►

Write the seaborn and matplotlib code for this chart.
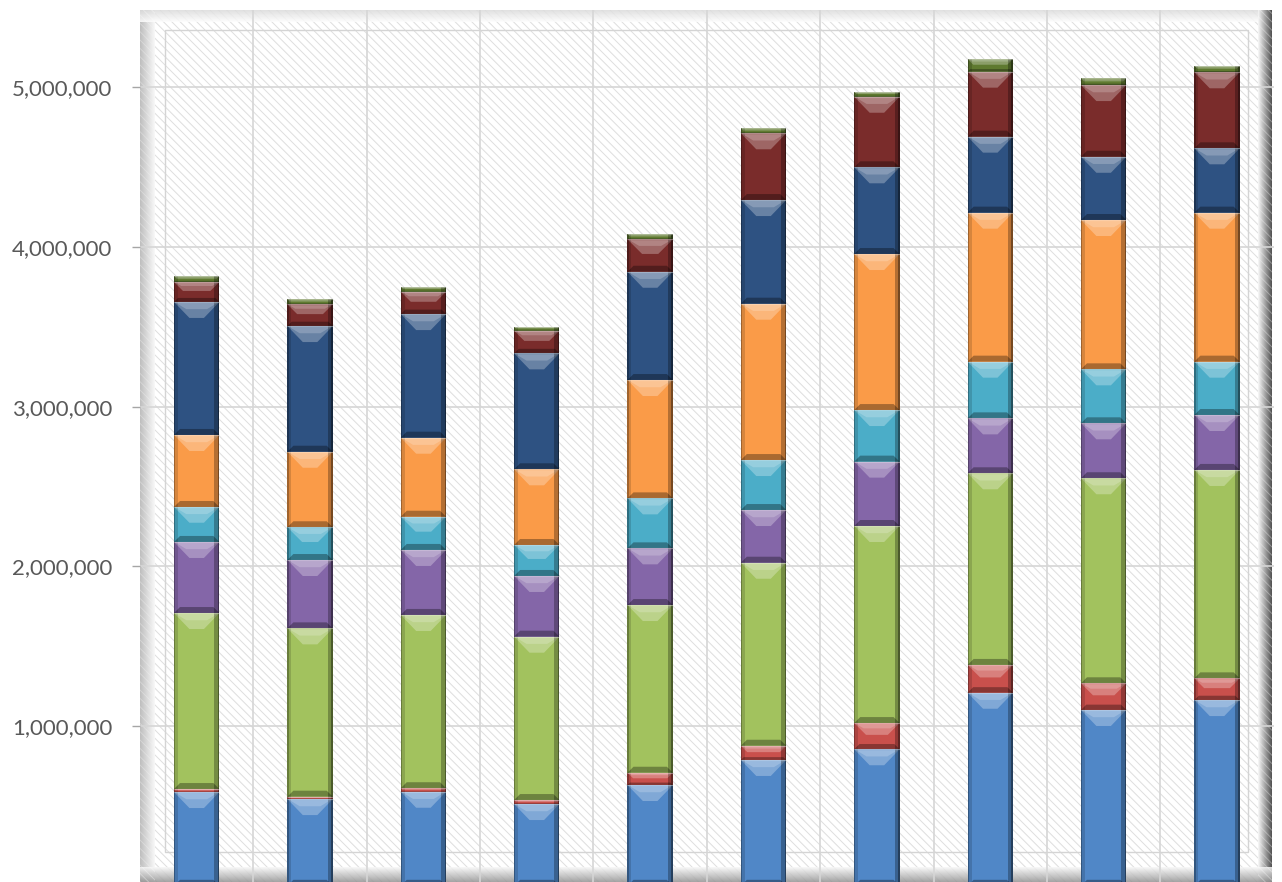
import numpy as np
import matplotlib
matplotlib.use("Agg")
import matplotlib.pyplot as plt
import seaborn as sns
from matplotlib.patches import Polygon, Rectangle
from matplotlib.ticker import FuncFormatter, FixedLocator

# ---- data (thousands) -------------------------------------------------------
periods = ["1", "2", "3", "4", "5", "6", "7", "8", "9", "10"]

series_names = ["S1", "S2", "S3", "S4", "S5", "S6", "S7", "S8", "S9"]
s1_blue      = [587, 543, 589, 512, 631, 788, 855, 1209, 1101, 1163]
s2_red       = [19, 15, 22, 25, 77, 89, 164, 174, 167, 136]
s3_green     = [1102, 1054, 1085, 1023, 1050, 1146, 1234, 1200, 1284, 1305]
s4_purple    = [445, 428, 407, 380, 355, 330, 403, 344, 344, 344]
s5_cyan      = [219, 205, 208, 194, 313, 313, 323, 355, 338, 334]
s6_orange    = [451, 473, 495, 474, 741, 979, 977, 933, 935, 933]
s7_darkblue  = [833, 787, 774, 726, 678, 649, 543, 476, 396, 403]
s8_darkred   = [125, 136, 140, 142, 203, 418, 442, 407, 449, 476]
s9_olive     = [37, 31, 31, 25, 32, 31, 31, 79, 42, 41]

series_values = [s1_blue, s2_red, s3_green, s4_purple, s5_cyan,
                 s6_orange, s7_darkblue, s8_darkred, s9_olive]
series_colors = ["#5087C7", "#C9504C", "#A2C25E", "#8466A8", "#4BADC8",
                 "#FA9B48", "#2E5282", "#7A2C2B", "#5F7A30"]

ytick_values = [1_000_000, 2_000_000, 3_000_000, 4_000_000, 5_000_000]

# ---- figure -----------------------------------------------------------------
W, H = 1282, 882
fig = plt.figure(figsize=(W / 100, H / 100), dpi=100)
fig.patch.set_facecolor("white")

# background layer (pixel coordinates) for the plot-area frame
bg = fig.add_axes([0, 0, 1, 1], zorder=0)
bg.set_xlim(0, W)
bg.set_ylim(H, 0)
bg.axis("off")

L, T, R, B = 140, 10, 1272, 882
plt.rcParams["hatch.linewidth"] = 0.7
bg.add_patch(Rectangle((L, T), R - L, B - T, facecolor="white",
                       edgecolor="none", zorder=0))
bg.add_patch(Rectangle((L, T), R - L, B - T, facecolor="none",
                       edgecolor="#dedede", hatch="\\\\\\\\", lw=0, zorder=1))


def grad(x0, x1, y0, y1, c0, c1, horizontal=True, n=32):
    vals = np.linspace(c0, c1, n)
    arr = vals[None, :] if horizontal else vals[:, None]
    bg.imshow(arr, cmap="gray", vmin=0, vmax=1, extent=(x0, x1, y1, y0),
              origin="upper", aspect="auto", interpolation="bilinear",
              zorder=2, alpha=0.85)


# bevelled frame strips
grad(L, L + 15, T, B, 0.70, 0.97, horizontal=True)
grad(L, R, T, T + 12, 0.86, 0.99, horizontal=False)
grad(R - 14, R, T, B, 0.97, 0.20, horizontal=True)
grad(L, R, B - 15, B, 0.97, 0.58, horizontal=False)
for xs in [(L, L + 15), (R - 14, R)]:
    bg.add_patch(Rectangle((xs[0], T), xs[1] - xs[0], B - T, facecolor="none",
                           edgecolor="#ffffff", hatch="\\\\\\\\", lw=0,
                           alpha=0.35, zorder=3))
bg.add_patch(Rectangle((165, 30), 1248 - 165, 852 - 30, facecolor="none",
                       edgecolor="#d4d4d4", lw=1.0, zorder=3))
bg.set_xlim(0, W)
bg.set_ylim(H, 0)

# ---- main axes ----------------------------------------------------------------
zero_px, top_px = 885.8, 10.0
ax = fig.add_axes([L / W, (H - zero_px) / H, (1273 - 139.3) / W,
                   (zero_px - top_px) / H], zorder=1)
ax.patch.set_alpha(0)
ymax = (zero_px - top_px) / 159.7 * 1_000_000

bottom = np.zeros(len(periods))
for name, vals, color in zip(series_names, series_values, series_colors):
    v = np.array(vals, dtype=float) * 1000
    sns.barplot(x=periods, y=v, bottom=bottom.copy(), color=color,
                saturation=1, width=0.4, errorbar=None, linewidth=0, ax=ax)
    bottom += v

ax.set_xlim(-0.5, len(periods) - 0.5)
ax.set_ylim(0, ymax)

# bevel shading on every stacked segment
ax_w_px = ax.get_position().width * W
ax_h_px = ax.get_position().height * H
dx = (len(periods)) / ax_w_px
dy = ymax / ax_h_px
for bar in list(ax.patches):
    x0, y0 = bar.get_x(), bar.get_y()
    w, h = bar.get_width(), bar.get_height()
    if h <= 0:
        continue
    x1, y1 = x0 + w, y0 + h
    hp = h / dy
    t = min(16, hp * 0.45) * dy
    s = min(min(16, hp * 0.45) * dx, w * 0.34)
    b = min(6, hp * 0.2) * dy
    # light top chevron
    ax.add_patch(Polygon([(x0, y1), (x1, y1), (x1 - s, y1 - t), (x0 + s, y1 - t)],
                         closed=True, facecolor="white", alpha=0.28, lw=0, zorder=3))
    ax.add_patch(Polygon([(x0 + 2 * dx, y1 - 1 * dy), (x1 - 2 * dx, y1 - 1 * dy),
                          (x1 - s * 0.8, y1 - t * 0.45), (x0 + s * 0.8, y1 - t * 0.45)],
                         closed=True, facecolor="white", alpha=0.20, lw=0, zorder=3))
    # dark bottom band
    ax.add_patch(Polygon([(x0, y0), (x1, y0), (x1 - b / dy * dx, y0 + b),
                          (x0 + b / dy * dx, y0 + b)],
                         closed=True, facecolor="black", alpha=0.32, lw=0, zorder=3))
    # side shading
    ax.add_patch(Rectangle((x0, y0), 4 * dx, h, facecolor="black", alpha=0.14,
                           lw=0, zorder=3))
    ax.add_patch(Rectangle((x0, y0), 1.2 * dx, h, facecolor="black", alpha=0.25,
                           lw=0, zorder=3))
    ax.add_patch(Rectangle((x1 - 5 * dx, y0), 5 * dx, h, facecolor="black",
                           alpha=0.28, lw=0, zorder=3))
    ax.add_patch(Rectangle((x1 - 1.5 * dx, y0), 1.5 * dx, h, facecolor="black",
                           alpha=0.35, lw=0, zorder=3))
    # light seam on segment top
    ax.plot([x0, x1], [y1, y1], color="white", alpha=0.35, lw=0.8, zorder=4,
            solid_capstyle="butt")

# grid
ax.set_axisbelow(True)
for yv in ytick_values:
    ax.axhline(yv, color="#d6d6d6", lw=1.2, zorder=0.5)
for xv in np.arange(0.5, len(periods) - 0.5, 1.0):
    ax.axvline(xv, color="#d6d6d6", lw=1.2, zorder=0.5)

for sp in ax.spines.values():
    sp.set_visible(False)

ax.yaxis.set_major_locator(FixedLocator(ytick_values))
ax.yaxis.set_major_formatter(FuncFormatter(lambda v, p: f"{v:,.0f}"))
ax.tick_params(axis="y", length=6, width=1, color="#a6a6a6", pad=14,
               labelsize=16, labelcolor="#595959")
for lab in ax.get_yticklabels():
    lab.set_fontfamily(["Lato", "DejaVu Sans"])
ax.set_xticks([])
ax.set_xlabel("")
ax.set_ylabel("")

fig.savefig("out.png", dpi=100, facecolor="white")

◄

All of the material above is to be copied exactly, except for its images.

WRITTEN REPLY =
Write the seaborn and matplotlib code for this chart.
import numpy as np
import matplotlib
matplotlib.use("Agg")
import matplotlib.pyplot as plt
import seaborn as sns
from matplotlib.patches import Polygon, Rectangle
from matplotlib.ticker import FuncFormatter, FixedLocator

# ---- data (thousands) -------------------------------------------------------
periods = ["1", "2", "3", "4", "5", "6", "7", "8", "9", "10"]

series_names = ["S1", "S2", "S3", "S4", "S5", "S6", "S7", "S8", "S9"]
s1_blue      = [587, 543, 589, 512, 631, 788, 855, 1209, 1101, 1163]
s2_red       = [19, 15, 22, 25, 77, 89, 164, 174, 167, 136]
s3_green     = [1102, 1054, 1085, 1023, 1050, 1146, 1234, 1200, 1284, 1305]
s4_purple    = [445, 428, 407, 380, 355, 330, 403, 344, 344, 344]
s5_cyan      = [219, 205, 208, 194, 313, 313, 323, 355, 338, 334]
s6_orange    = [451, 473, 495, 474, 741, 979, 977, 933, 935, 933]
s7_darkblue  = [833, 787, 774, 726, 678, 649, 543, 476, 396, 403]
s8_darkred   = [125, 136, 140, 142, 203, 418, 442, 407, 449, 476]
s9_olive     = [37, 31, 31, 25, 32, 31, 31, 79, 42, 41]

series_values = [s1_blue, s2_red, s3_green, s4_purple, s5_cyan,
                 s6_orange, s7_darkblue, s8_darkred, s9_olive]
series_colors = ["#5087C7", "#C9504C", "#A2C25E", "#8466A8", "#4BADC8",
                 "#FA9B48", "#2E5282", "#7A2C2B", "#5F7A30"]

ytick_values = [1_000_000, 2_000_000, 3_000_000, 4_000_000, 5_000_000]

# ---- figure -----------------------------------------------------------------
W, H = 1282, 882
fig = plt.figure(figsize=(W / 100, H / 100), dpi=100)
fig.patch.set_facecolor("white")

# background layer (pixel coordinates) for the plot-area frame
bg = fig.add_axes([0, 0, 1, 1], zorder=0)
bg.set_xlim(0, W)
bg.set_ylim(H, 0)
bg.axis("off")

L, T, R, B = 140, 10, 1272, 882
plt.rcParams["hatch.linewidth"] = 0.7
bg.add_patch(Rectangle((L, T), R - L, B - T, facecolor="white",
                       edgecolor="none", zorder=0))
bg.add_patch(Rectangle((L, T), R - L, B - T, facecolor="none",
                       edgecolor="#dedede", hatch="\\\\\\\\", lw=0, zorder=1))


def grad(x0, x1, y0, y1, c0, c1, horizontal=True, n=32):
    vals = np.linspace(c0, c1, n)
    arr = vals[None, :] if horizontal else vals[:, None]
    bg.imshow(arr, cmap="gray", vmin=0, vmax=1, extent=(x0, x1, y1, y0),
              origin="upper", aspect="auto", interpolation="bilinear",
              zorder=2, alpha=0.85)


# bevelled frame strips
grad(L, L + 15, T, B, 0.70, 0.97, horizontal=True)
grad(L, R, T, T + 12, 0.86, 0.99, horizontal=False)
grad(R - 14, R, T, B, 0.97, 0.20, horizontal=True)
grad(L, R, B - 15, B, 0.97, 0.58, horizontal=False)
for xs in [(L, L + 15), (R - 14, R)]:
    bg.add_patch(Rectangle((xs[0], T), xs[1] - xs[0], B - T, facecolor="none",
                           edgecolor="#ffffff", hatch="\\\\\\\\", lw=0,
                           alpha=0.35, zorder=3))
bg.add_patch(Rectangle((165, 30), 1248 - 165, 852 - 30, facecolor="none",
                       edgecolor="#d4d4d4", lw=1.0, zorder=3))
bg.set_xlim(0, W)
bg.set_ylim(H, 0)

# ---- main axes ----------------------------------------------------------------
zero_px, top_px = 885.8, 10.0
ax = fig.add_axes([L / W, (H - zero_px) / H, (1273 - 139.3) / W,
                   (zero_px - top_px) / H], zorder=1)
ax.patch.set_alpha(0)
ymax = (zero_px - top_px) / 159.7 * 1_000_000

bottom = np.zeros(len(periods))
for name, vals, color in zip(series_names, series_values, series_colors):
    v = np.array(vals, dtype=float) * 1000
    sns.barplot(x=periods, y=v, bottom=bottom.copy(), color=color,
                saturation=1, width=0.4, errorbar=None, linewidth=0, ax=ax)
    bottom += v

ax.set_xlim(-0.5, len(periods) - 0.5)
ax.set_ylim(0, ymax)

# bevel shading on every stacked segment
ax_w_px = ax.get_position().width * W
ax_h_px = ax.get_position().height * H
dx = (len(periods)) / ax_w_px
dy = ymax / ax_h_px
for bar in list(ax.patches):
    x0, y0 = bar.get_x(), bar.get_y()
    w, h = bar.get_width(), bar.get_height()
    if h <= 0:
        continue
    x1, y1 = x0 + w, y0 + h
    hp = h / dy
    t = min(16, hp * 0.45) * dy
    s = min(min(16, hp * 0.45) * dx, w * 0.34)
    b = min(6, hp * 0.2) * dy
    # light top chevron
    ax.add_patch(Polygon([(x0, y1), (x1, y1), (x1 - s, y1 - t), (x0 + s, y1 - t)],
                         closed=True, facecolor="white", alpha=0.28, lw=0, zorder=3))
    ax.add_patch(Polygon([(x0 + 2 * dx, y1 - 1 * dy), (x1 - 2 * dx, y1 - 1 * dy),
                          (x1 - s * 0.8, y1 - t * 0.45), (x0 + s * 0.8, y1 - t * 0.45)],
                         closed=True, facecolor="white", alpha=0.20, lw=0, zorder=3))
    # dark bottom band
    ax.add_patch(Polygon([(x0, y0), (x1, y0), (x1 - b / dy * dx, y0 + b),
                          (x0 + b / dy * dx, y0 + b)],
                         closed=True, facecolor="black", alpha=0.32, lw=0, zorder=3))
    # side shading
    ax.add_patch(Rectangle((x0, y0), 4 * dx, h, facecolor="black", alpha=0.14,
                           lw=0, zorder=3))
    ax.add_patch(Rectangle((x0, y0), 1.2 * dx, h, facecolor="black", alpha=0.25,
                           lw=0, zorder=3))
    ax.add_patch(Rectangle((x1 - 5 * dx, y0), 5 * dx, h, facecolor="black",
                           alpha=0.28, lw=0, zorder=3))
    ax.add_patch(Rectangle((x1 - 1.5 * dx, y0), 1.5 * dx, h, facecolor="black",
                           alpha=0.35, lw=0, zorder=3))
    # light seam on segment top
    ax.plot([x0, x1], [y1, y1], color="white", alpha=0.35, lw=0.8, zorder=4,
            solid_capstyle="butt")

# grid
ax.set_axisbelow(True)
for yv in ytick_values:
    ax.axhline(yv, color="#d6d6d6", lw=1.2, zorder=0.5)
for xv in np.arange(0.5, len(periods) - 0.5, 1.0):
    ax.axvline(xv, color="#d6d6d6", lw=1.2, zorder=0.5)

for sp in ax.spines.values():
    sp.set_visible(False)

ax.yaxis.set_major_locator(FixedLocator(ytick_values))
ax.yaxis.set_major_formatter(FuncFormatter(lambda v, p: f"{v:,.0f}"))
ax.tick_params(axis="y", length=6, width=1, color="#a6a6a6", pad=14,
               labelsize=16, labelcolor="#595959")
for lab in ax.get_yticklabels():
    lab.set_fontfamily(["Lato", "DejaVu Sans"])
ax.set_xticks([])
ax.set_xlabel("")
ax.set_ylabel("")

fig.savefig("out.png", dpi=100, facecolor="white")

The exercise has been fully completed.